Most studies of media effects tend to adopt quantitative approaches of one sort or another in attempts to show how the media are linked to social phenomena or attitudes. For example, Alexis Tan (1979) constructed scores for an experimental and control group based on how the subjects rated a list of characteristics, which she then compared statistically. Phillips (1986) used suicide statistics in his study of the effects of fictional suicides. Pingree (1983) counted the numbers and roles of males and females in soap operas.
However, content analysis is also intended to identify what meanings, contexts and intentions are contained in messages as well as how they are communicated and with what effect.
Content analysis began in the 1930s and was developed during World War II when the United States government sponsored a project to evaluate enemy propaganda led by Harold Lasswell, whose approach was to discover who said what to whom with what effect, by statistically analysing content (Lasswell, 1940).
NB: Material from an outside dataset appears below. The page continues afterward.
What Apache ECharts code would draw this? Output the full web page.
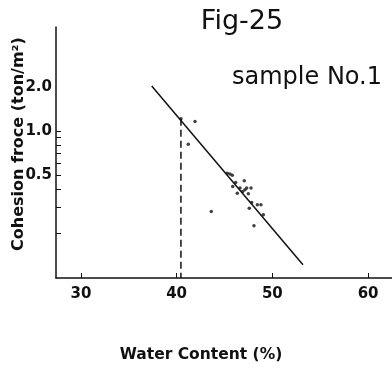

More recent researchers have been less vociferous about cause and effect when undertaking content analysis. Philip Stone et al. (1966), for example, stated that content analysis refers to any procedure for assessing the relative extent to which specified references, attitudes, or themes permeate a given message or document. Similarly, Robert Weber (1985) saw content analysis as a methodology that utilises a set of procedures to make inferences are about sender(s) of message, the message itself, or the audience of message.
Even though content analysis often analyses written words it is a quantitative method, the results of which are numbers, percentages, crosstabulations and multivariate analysis. An impressionistic summary of a television programme, or a review of a film or book does not constitute content analysis, despite it being about content of documents.
Some commentators claim that content analysis is somehow more objective than a qualitative evaluation. Bernard Berelson (1952, p. 17), for example, maintained that content analysis is a 'research technique for the objective, systematic, and quantitative description of the manifest content of communication'. Holsti (1968) described content analysis as a technique for making inferences by systematically and objectively identifying specified characteristics of messages and more recently Devi Prasad (2008) claimed that content analysis is all about making valid, replicable and objective inferences about the message on the basis of explicit rules.
Of course, content analysis is no more objective than any other process of analysing documents. Just because something is quantified does not make it objective, as someone subjectively determines both what it is that has to be quantified and also the method used to provide the quantification. On top of that, the outcomes of the quantification have to be interpreted or used to accept or reject a hypothesis: both processes depend on relating observation to existing theory.